Une entreprise japonaise a répondu à sa manière à la baisse de la production de caviar dans la mer Caspienne, en fabriquant une imitation des oeufs d'esturgeon vendue bon marché.
Un liquide gris et gluant glisse dans des tubes avant de s'écouler doucement d'un bec, formant de petites billes ressemblant à du caviar. Nous sommes à Hokuyu Foods, un atelier situé dans la préfecture septentrionale d'Aomori, près du détroit où mer du Japon et Océan Pacifique se rencontrent.
Cette imitation de caviar noir, appelée "Cavianne", est un mélange d'une multitude d'ingrédients: encre de seiche, pépins de pomme, extraits d'oursins, d'huîtres et de coquilles Saint-Jacques, sans oublier une substance agglomérante tirée d'une algue.
Son inventeur, Susumu Mikami, un ancien pâtissier, explique avoir mis deux ans avant d'arriver à la formule exacte pour obtenir ces billes de même taille et d'un goût faisant penser, affirme-t-il, au fameux caviar Beluga.

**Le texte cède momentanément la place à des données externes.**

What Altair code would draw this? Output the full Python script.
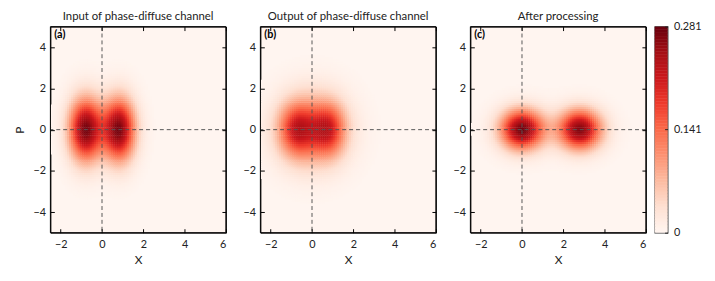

"Le caviar de la mer Caspienne a un goût merveilleux", se souvient M. Mikami, 75 ans.
Le caviar le plus cher est constitué d'oeufs de belugas, des esturgeons vivant dans la mer Caspienne. Mais la population de ces poissons a fortement chuté, du fait d'une pêche excessive.
La Russie, dont la frontière borde la mer Caspienne comme l'Iran et plusieurs républiques ex-soviétiques, a proposé cette année un moratoire de cinq ans sur la pêche pour reconstituer la population d'esturgeons.
Au Japon, Hokuyu Foods est le seul fabricant de caviar artificiel. L'entreprise en produit quatre tonnes par an, soit l'équivalent du cinquième de la consommation annuelle de caviar dans l'archipel, selon M. Mikami.
Peu de Japonais connaissent la marque "Cavianne", achetée surtout par des restaurateurs et hôteliers qui en servent dans leurs établissements.
L'idée du "caviar artificiel" est venue à M. Mikami après une discussion avec un chercheur de la région, qui avait découvert que des graines de genêt trempées dans de l'encre de seiche prenaient l'apparence du caviar.
A l'époque, l'ancien pâtissier avait trouvé un mauvais goût à ces billes, trop petites en outre pour ressembler aux oeufs d'esturgeon. Mais il avait retenu le principe.
Aujourd'hui le Cavianne ressemble extérieurement au caviar, mais M. Mikami reconnaît que l'enveloppe des "oeufs" est encore trop dure et gluante pour sembler réelle.
Son produit est sept fois moins riche en calories que le caviar, mais il voudrait le rendre plus gras, avec un goût plus prononcé, pour pouvoir l'exporter.
"Il y a des gens qui refuse catégoriquement mon produit, des gourmets connaissant le vrai caviar. Ca, je peux le comprendre", admet M. Mikami.
Mais le fabricant ajoute que le précieux mets d'origine "est en train de disparaître" et que "des gens sont contents avec (son) produit".
"Je crois que nous pouvons coexister" entre vrai et faux caviars, conclut-il.
Une boîte de Cavianne de 50 grammes est vendue environ 1.000 yens (6 euros), cinquante fois moins que le caviar.
L'entrepreneur avoue être sur la corde raide financièrement, peinant à faire décoller son bénéfice. Mais il est plein d'espoir, rappelant le précédent du crabe d'imitation, aujourd'hui vendu partout dans le monde.